On the issue of self-reporting, Mr. Green made it clear that the Serious Fraud Office would not guarantee a civil resolution for companies that self report. Indeed, the new policy statement confirms there will be no presumption in favor of civil settlements for companies that self report.
Mr. Green has promised tough prosecutions of companies engaged in foreign bribery. He appears to be more comfortable bringing cases as a means of “guidance” instead of issuing proclamations of prosecutorial discretion as to what violates the law and what does not.
For Mr. Green and the UK Bribery Act, the proof will be in the pudding. So far, the SFO bungled a major investigation and prosecution of the Icelandic bank, Kaupthing, and two major customers of the bank. Late last year, Rolls Royce disclosed it was being investigated by the SFO relating to bribes paid in China and Indonesia for valuable contracts. Assuming the SFO can bring this matter to a successful conclusion; this could be an important step in establishing the SFO’s credentials in UK Bribery Act enforcement.
In May 2012, the UK Ministry of Justice proposed the introduction of Deferred Prosecution Agreements (DPAs) as an additional tool for prosecutors in economic crime cases. The government has concluded that DPAs would be an effective tool in the arsenal against corporate crime. Proposed legislation, however, to enact the law needed to authorize DPAs is not expected to be considered until later this year.

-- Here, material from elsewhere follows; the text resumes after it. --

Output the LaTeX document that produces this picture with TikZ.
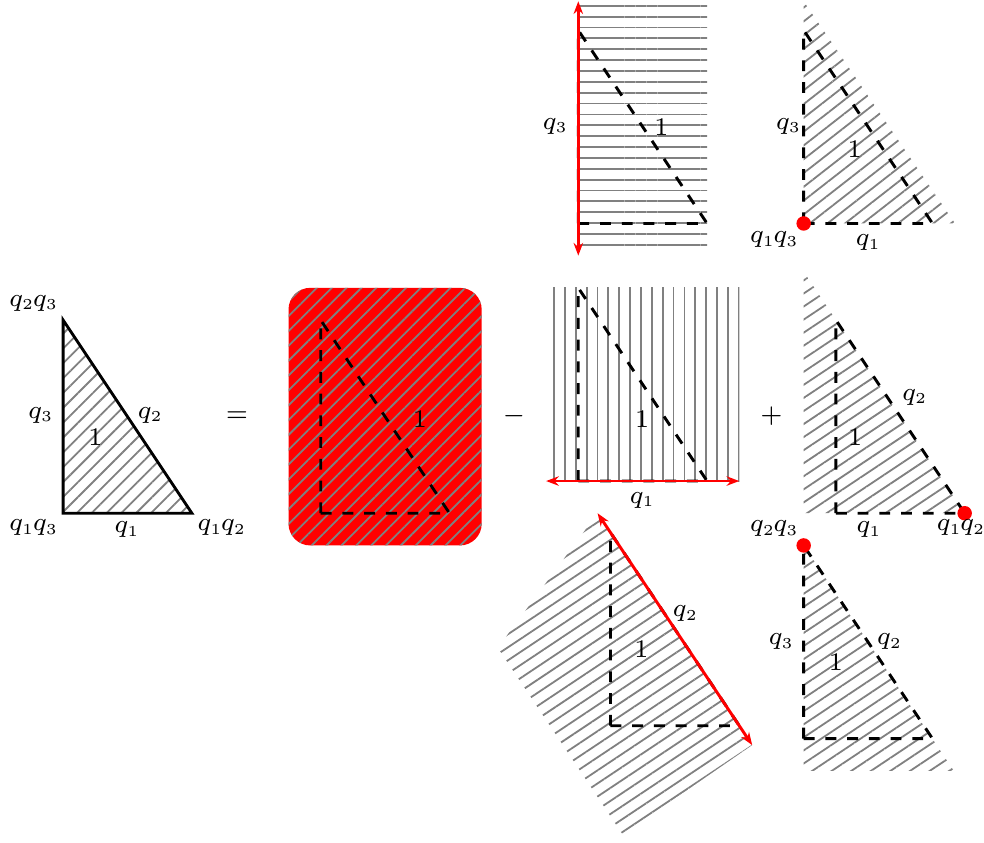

The SFO continues to be overshadowed by the Financial Services Authority which has focused on bribery under its mandate to ensure adequate internal controls. The FSA has brought two significant enforcement actions against Aon insurance company and Willis.
In addition to these two cases, the FSA issued a damning report against the investment bank industry claiming that anti-corruption and internal controls were weak and needed improvement. The FSA identified specific weaknesses in a number of internal controls after reviewing fifteen investment bank firms, eight of which were global investment banks.
In the face of a lackluster enforcement record, companies are in a quandary. Should they comply with the full force of the UK Bribery Act while there is little risk of enforcement? Does it make sense to build a compliance program knowing that that the full scope of the program will not be necessary until at least several years down the road?